AIM:
Restate each line of the listing exactly, without carrying over any pictures.

DATA EXCERPT:
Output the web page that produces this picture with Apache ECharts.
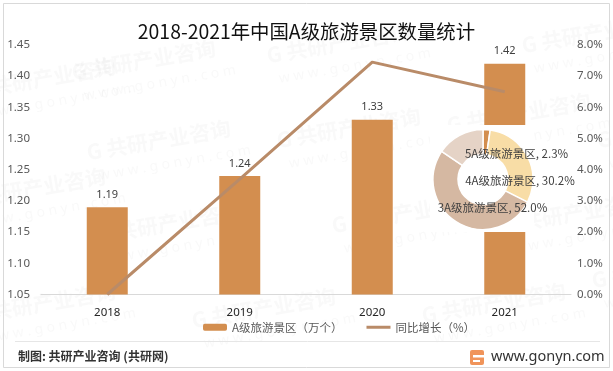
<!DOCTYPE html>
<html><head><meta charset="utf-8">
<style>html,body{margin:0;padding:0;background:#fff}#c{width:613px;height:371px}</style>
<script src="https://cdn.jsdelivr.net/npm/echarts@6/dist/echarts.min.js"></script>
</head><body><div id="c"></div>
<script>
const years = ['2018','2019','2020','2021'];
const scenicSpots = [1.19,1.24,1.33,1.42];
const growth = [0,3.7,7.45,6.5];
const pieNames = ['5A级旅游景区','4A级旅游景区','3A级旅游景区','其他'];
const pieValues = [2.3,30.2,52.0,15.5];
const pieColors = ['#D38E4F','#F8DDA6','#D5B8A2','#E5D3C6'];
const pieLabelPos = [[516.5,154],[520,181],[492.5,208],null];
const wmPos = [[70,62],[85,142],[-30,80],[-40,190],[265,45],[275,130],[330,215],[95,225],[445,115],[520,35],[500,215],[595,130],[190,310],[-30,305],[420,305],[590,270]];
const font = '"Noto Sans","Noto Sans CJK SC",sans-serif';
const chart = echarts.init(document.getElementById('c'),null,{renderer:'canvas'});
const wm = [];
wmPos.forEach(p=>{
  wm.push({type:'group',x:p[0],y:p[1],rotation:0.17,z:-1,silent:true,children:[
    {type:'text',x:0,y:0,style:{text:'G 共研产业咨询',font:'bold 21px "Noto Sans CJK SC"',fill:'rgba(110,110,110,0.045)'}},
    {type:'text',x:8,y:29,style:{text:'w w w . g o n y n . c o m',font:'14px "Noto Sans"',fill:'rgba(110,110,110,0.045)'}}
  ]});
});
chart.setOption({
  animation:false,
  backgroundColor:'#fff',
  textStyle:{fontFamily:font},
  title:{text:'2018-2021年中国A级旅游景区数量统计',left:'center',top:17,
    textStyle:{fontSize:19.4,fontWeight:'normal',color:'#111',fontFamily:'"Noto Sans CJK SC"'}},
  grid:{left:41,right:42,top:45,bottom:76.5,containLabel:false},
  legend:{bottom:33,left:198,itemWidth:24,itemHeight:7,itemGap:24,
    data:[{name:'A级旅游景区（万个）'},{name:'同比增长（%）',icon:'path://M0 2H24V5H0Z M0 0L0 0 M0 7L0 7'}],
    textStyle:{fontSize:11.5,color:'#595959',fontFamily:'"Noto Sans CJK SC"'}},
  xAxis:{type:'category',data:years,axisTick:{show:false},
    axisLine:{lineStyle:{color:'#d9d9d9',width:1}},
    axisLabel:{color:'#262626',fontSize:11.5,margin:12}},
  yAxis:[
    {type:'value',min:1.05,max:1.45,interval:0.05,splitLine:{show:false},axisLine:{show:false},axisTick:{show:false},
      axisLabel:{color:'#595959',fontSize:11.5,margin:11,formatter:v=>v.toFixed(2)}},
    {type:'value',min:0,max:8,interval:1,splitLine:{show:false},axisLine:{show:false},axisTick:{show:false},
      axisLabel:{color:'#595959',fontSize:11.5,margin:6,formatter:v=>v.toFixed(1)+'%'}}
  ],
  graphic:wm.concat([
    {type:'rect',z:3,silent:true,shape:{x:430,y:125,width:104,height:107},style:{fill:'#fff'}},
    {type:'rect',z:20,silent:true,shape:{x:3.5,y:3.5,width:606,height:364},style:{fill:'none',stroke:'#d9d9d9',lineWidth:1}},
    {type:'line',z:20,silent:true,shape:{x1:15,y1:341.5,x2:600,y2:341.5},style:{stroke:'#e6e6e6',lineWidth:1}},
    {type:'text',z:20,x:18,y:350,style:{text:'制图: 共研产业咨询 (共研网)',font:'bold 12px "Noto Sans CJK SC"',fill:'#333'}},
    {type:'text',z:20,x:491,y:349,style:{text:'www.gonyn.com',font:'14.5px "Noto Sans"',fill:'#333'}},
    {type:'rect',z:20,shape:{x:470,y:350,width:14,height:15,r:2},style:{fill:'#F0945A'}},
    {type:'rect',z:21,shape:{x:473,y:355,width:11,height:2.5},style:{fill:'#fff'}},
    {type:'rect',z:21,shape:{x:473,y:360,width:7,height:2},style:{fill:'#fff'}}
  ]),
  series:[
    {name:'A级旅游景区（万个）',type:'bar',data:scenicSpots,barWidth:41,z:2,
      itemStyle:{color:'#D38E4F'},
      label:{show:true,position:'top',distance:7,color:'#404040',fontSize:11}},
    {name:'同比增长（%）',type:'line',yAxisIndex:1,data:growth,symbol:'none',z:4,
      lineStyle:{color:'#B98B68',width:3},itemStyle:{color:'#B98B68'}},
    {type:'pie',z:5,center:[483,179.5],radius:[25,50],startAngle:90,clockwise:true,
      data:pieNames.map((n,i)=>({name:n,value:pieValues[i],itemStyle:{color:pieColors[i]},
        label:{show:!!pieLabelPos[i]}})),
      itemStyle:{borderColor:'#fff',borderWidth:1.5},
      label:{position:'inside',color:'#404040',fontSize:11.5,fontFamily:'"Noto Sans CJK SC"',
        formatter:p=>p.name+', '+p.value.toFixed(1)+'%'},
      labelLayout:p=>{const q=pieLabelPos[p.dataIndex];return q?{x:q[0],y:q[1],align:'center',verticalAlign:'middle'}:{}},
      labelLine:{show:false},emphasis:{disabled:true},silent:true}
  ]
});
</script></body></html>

EXERCISE SOLUTION:
Output the web page that produces this picture with Apache ECharts.
<!DOCTYPE html>
<html><head><meta charset="utf-8">
<style>html,body{margin:0;padding:0;background:#fff}#c{width:613px;height:371px}</style>
<script src="https://cdn.jsdelivr.net/npm/echarts@6/dist/echarts.min.js"></script>
</head><body><div id="c"></div>
<script>
const years = ['2018','2019','2020','2021'];
const scenicSpots = [1.19,1.24,1.33,1.42];
const growth = [0,3.7,7.45,6.5];
const pieNames = ['5A级旅游景区','4A级旅游景区','3A级旅游景区','其他'];
const pieValues = [2.3,30.2,52.0,15.5];
const pieColors = ['#D38E4F','#F8DDA6','#D5B8A2','#E5D3C6'];
const pieLabelPos = [[516.5,154],[520,181],[492.5,208],null];
const wmPos = [[70,62],[85,142],[-30,80],[-40,190],[265,45],[275,130],[330,215],[95,225],[445,115],[520,35],[500,215],[595,130],[190,310],[-30,305],[420,305],[590,270]];
const font = '"Noto Sans","Noto Sans CJK SC",sans-serif';
const chart = echarts.init(document.getElementById('c'),null,{renderer:'canvas'});
const wm = [];
wmPos.forEach(p=>{
  wm.push({type:'group',x:p[0],y:p[1],rotation:0.17,z:-1,silent:true,children:[
    {type:'text',x:0,y:0,style:{text:'G 共研产业咨询',font:'bold 21px "Noto Sans CJK SC"',fill:'rgba(110,110,110,0.045)'}},
    {type:'text',x:8,y:29,style:{text:'w w w . g o n y n . c o m',font:'14px "Noto Sans"',fill:'rgba(110,110,110,0.045)'}}
  ]});
});
chart.setOption({
  animation:false,
  backgroundColor:'#fff',
  textStyle:{fontFamily:font},
  title:{text:'2018-2021年中国A级旅游景区数量统计',left:'center',top:17,
    textStyle:{fontSize:19.4,fontWeight:'normal',color:'#111',fontFamily:'"Noto Sans CJK SC"'}},
  grid:{left:41,right:42,top:45,bottom:76.5,containLabel:false},
  legend:{bottom:33,left:198,itemWidth:24,itemHeight:7,itemGap:24,
    data:[{name:'A级旅游景区（万个）'},{name:'同比增长（%）',icon:'path://M0 2H24V5H0Z M0 0L0 0 M0 7L0 7'}],
    textStyle:{fontSize:11.5,color:'#595959',fontFamily:'"Noto Sans CJK SC"'}},
  xAxis:{type:'category',data:years,axisTick:{show:false},
    axisLine:{lineStyle:{color:'#d9d9d9',width:1}},
    axisLabel:{color:'#262626',fontSize:11.5,margin:12}},
  yAxis:[
    {type:'value',min:1.05,max:1.45,interval:0.05,splitLine:{show:false},axisLine:{show:false},axisTick:{show:false},
      axisLabel:{color:'#595959',fontSize:11.5,margin:11,formatter:v=>v.toFixed(2)}},
    {type:'value',min:0,max:8,interval:1,splitLine:{show:false},axisLine:{show:false},axisTick:{show:false},
      axisLabel:{color:'#595959',fontSize:11.5,margin:6,formatter:v=>v.toFixed(1)+'%'}}
  ],
  graphic:wm.concat([
    {type:'rect',z:3,silent:true,shape:{x:430,y:125,width:104,height:107},style:{fill:'#fff'}},
    {type:'rect',z:20,silent:true,shape:{x:3.5,y:3.5,width:606,height:364},style:{fill:'none',stroke:'#d9d9d9',lineWidth:1}},
    {type:'line',z:20,silent:true,shape:{x1:15,y1:341.5,x2:600,y2:341.5},style:{stroke:'#e6e6e6',lineWidth:1}},
    {type:'text',z:20,x:18,y:350,style:{text:'制图: 共研产业咨询 (共研网)',font:'bold 12px "Noto Sans CJK SC"',fill:'#333'}},
    {type:'text',z:20,x:491,y:349,style:{text:'www.gonyn.com',font:'14.5px "Noto Sans"',fill:'#333'}},
    {type:'rect',z:20,shape:{x:470,y:350,width:14,height:15,r:2},style:{fill:'#F0945A'}},
    {type:'rect',z:21,shape:{x:473,y:355,width:11,height:2.5},style:{fill:'#fff'}},
    {type:'rect',z:21,shape:{x:473,y:360,width:7,height:2},style:{fill:'#fff'}}
  ]),
  series:[
    {name:'A级旅游景区（万个）',type:'bar',data:scenicSpots,barWidth:41,z:2,
      itemStyle:{color:'#D38E4F'},
      label:{show:true,position:'top',distance:7,color:'#404040',fontSize:11}},
    {name:'同比增长（%）',type:'line',yAxisIndex:1,data:growth,symbol:'none',z:4,
      lineStyle:{color:'#B98B68',width:3},itemStyle:{color:'#B98B68'}},
    {type:'pie',z:5,center:[483,179.5],radius:[25,50],startAngle:90,clockwise:true,
      data:pieNames.map((n,i)=>({name:n,value:pieValues[i],itemStyle:{color:pieColors[i]},
        label:{show:!!pieLabelPos[i]}})),
      itemStyle:{borderColor:'#fff',borderWidth:1.5},
      label:{position:'inside',color:'#404040',fontSize:11.5,fontFamily:'"Noto Sans CJK SC"',
        formatter:p=>p.name+', '+p.value.toFixed(1)+'%'},
      labelLayout:p=>{const q=pieLabelPos[p.dataIndex];return q?{x:q[0],y:q[1],align:'center',verticalAlign:'middle'}:{}},
      labelLine:{show:false},emphasis:{disabled:true},silent:true}
  ]
});
</script></body></html>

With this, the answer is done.